Until now I have found two reasons for using Source.queue over Source.single

  1. Performance - materializing the flow only once. However according to this answer it shouldn't be an issue
  2. Explicitly configuring backpressure and handle failure cases. In my opinion the ConnectionPool has a sufficient handling for too much load. One can map over the resulting future and handle the exceptions.

thanks in advance, Muki

1
Muki, for each connection there's a materialization, not for each request.Heiko Seeberger
Thanks Heiko :) I changed the descriptionMuki

1 Answers

1
votes

I'll answer each of your questions directly and then give a general indirect answer to the overall problem.

probably a performance gain?

You are correct that there is a Flow materialized for each IncomingConnection but there is still a performance gain to be had if a Connection has multiple requests coming from it.

What happens when request are being filtered?

In general streams do not have a 1:1 mapping between Source elements and Sink Elements. There can be 1:0, as in your example, or there can be 1:many if a single request somehow spawned multiple responses.

QueueSize vs max-open-request?

This ratio would depend on the speed with which elements are being offered to the queue and the speed with which http requests are being processed into responses. There is no pre-defined ideal solution.

GENERAL REDESIGN

In most cases a Source.queue is used because some upstream function is creating input elements dynamically and then offering them to the queue, e.g.

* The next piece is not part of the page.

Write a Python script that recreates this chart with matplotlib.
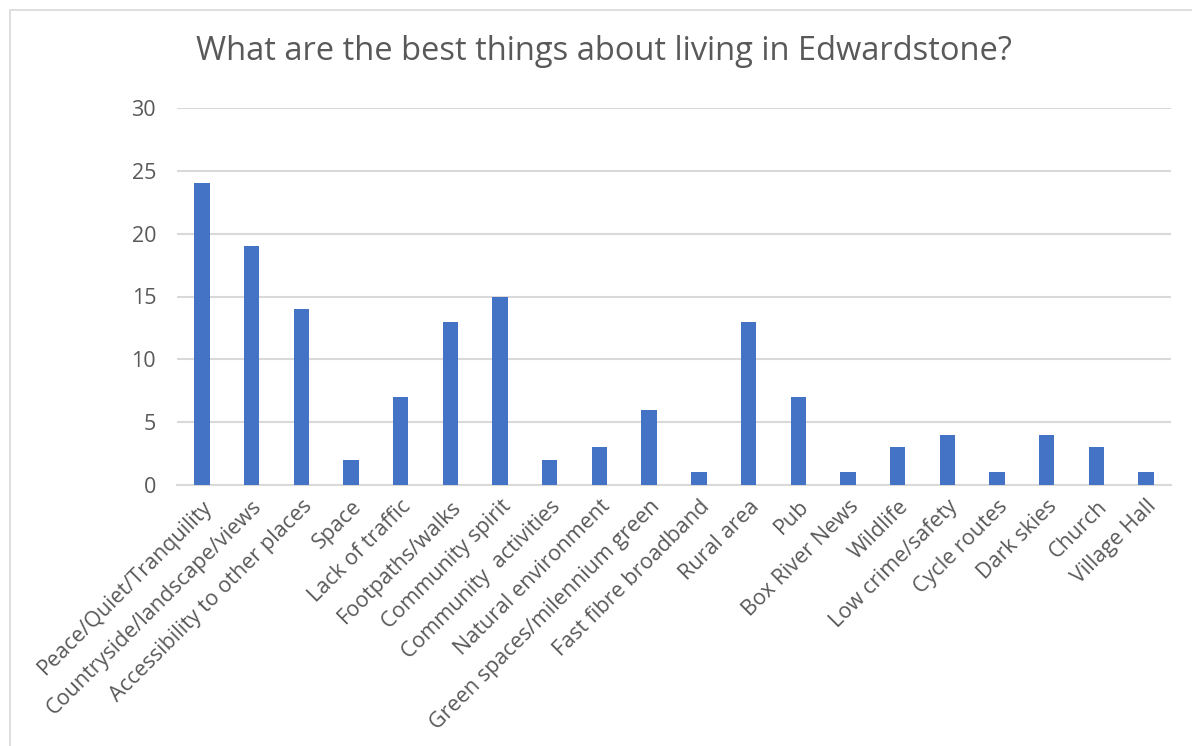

val queue = ??? //as in the example in your question

queue.offer(httpRequest1)
queue.offer(httpRequest2)
queue.offer(httpRequest3)

This is poor design because whatever entity or function that is being used to create each input element could itself be part of the stream Source, e.g.

val allRequests = Iterable(httpRequest1, httpRequest2, httpRequest3)

//no queue necessary
val allResponses : Future[Seq[HttpResponse]] = 
  Source(allRequests)
    .via(poolClientFlow)
    .to(Sink.seq[HttpResponse])
    .run()

Now there is no need to worry about the queue, max queue size, etc. Everything is bundled into a nice compact stream.

Even if the source of requests is dynamic, you can still usually use a Source. Say we are getting the request paths from the console stdin, this can still be a complete stream:

import scala.io.{Source => ioSource}

val consoleLines : () => Iterator[String] = 
  () => ioSource.stdin.getLines()

Source
  .fromIterator(consoleLines)
  .map(consoleLine => HttpRequest(GET, uri = Uri(consoleLine)))
  .via(poolClientFlow)
  .to(Sink.foreach[HttpResponse](println))
  .run()

Now, even if each line is typed into the console at random intervals the stream can still behave reactively without a Queue.

The only instance I've every seen a queue, or Source.ActorRef, as being absolutely necessary is when you have to create a callback function that gets passed into a third party API. This callback function will have to offer the incoming elements to the queue.